Rendering Glass and self-illuminated materials using Rhino internal renderer

Hi everyone,

I’m having a hard time with lighting and glass using Rhino 6’s internal renderer.

I’ve built a recessed light with a point light as the light source and a fully opaque piece of glass with ‘self-illumination’ checked as the lens for this recessed light. I built it this way because I want both illumination of a surface, but also the light itself appearing to glow.

My first problem is that I can’t get the light to illuminate the ceiling it is recessed in without turning up the intensity of the point light until the surface it is illuminating is totally blown out. However, when I am orbiting in rendered view, it looks exactly how I want it to, and goes back to the completely darkened ceiling when I stop orbiting.

Here’s a photo of what the scene looks like when I’m orbiting:

Here’s what it looks like when I’ve stopped orbiting:

And here’s what it looks like when I actually render it:

Second, how do get the glass to behave as it should? You can see above that the surface beyond is distorted through the glass.

However, when viewed in the viewport in rendered view it appears more as I would expect. Does this have something to do with the checkboxes for Fresnel reflectivity or Alpha transparency?

Thank you all in advance for any help you can offer. The file I’m working off of is attached here.
roof lights.3dm (2.4 MB)

I know it seems like an excuse, but try Rhino 7. It has a much better render engine, especially when it comes to emitter materials.

Another addition is that lights can have linear or squared falloff. This week get you the effect of light falloff by distance you require.

There is also true frenel reflection, although that effect is subtle. In this case.

Thanks Scott, I’ll use 7 when I’m a little further along, as you are right, the renderer looks great. I first want to try to figure out these issues in 6, as I believe they are solvable, and will help me understand lighting and rendering a little better.

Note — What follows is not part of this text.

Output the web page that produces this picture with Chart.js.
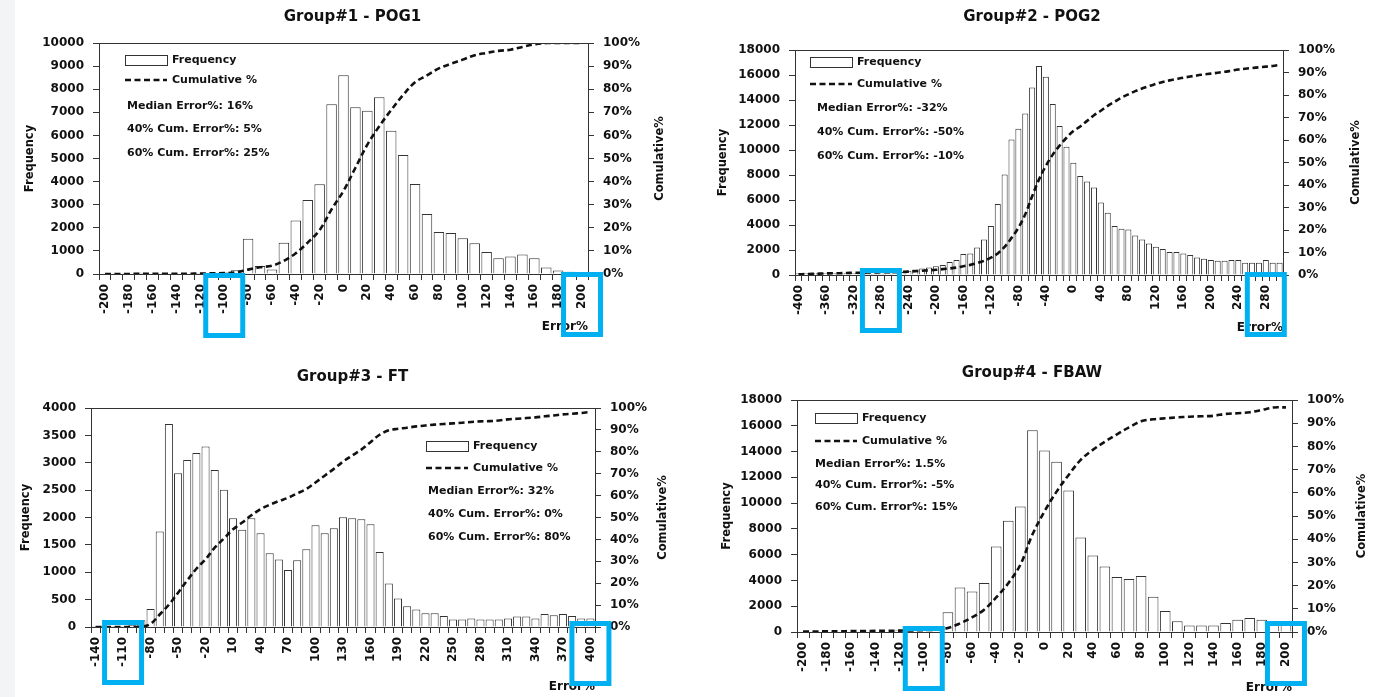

Hello - it’s going to be tough to get the V6 raytracer to do what you want - it does not have secondary light bounces needed to light that ceiling from below with reflected light. A large rectagular light, quite dim, on the tabletop, pointing up, may fake it well enough. For the glass to look ‘right’. it either needs to have some thickness so that the camera ray knows when it is in and when it is back out of the glass, or less accurate but simpler - set the glass material on single surface glass objects to have a IOR of 1.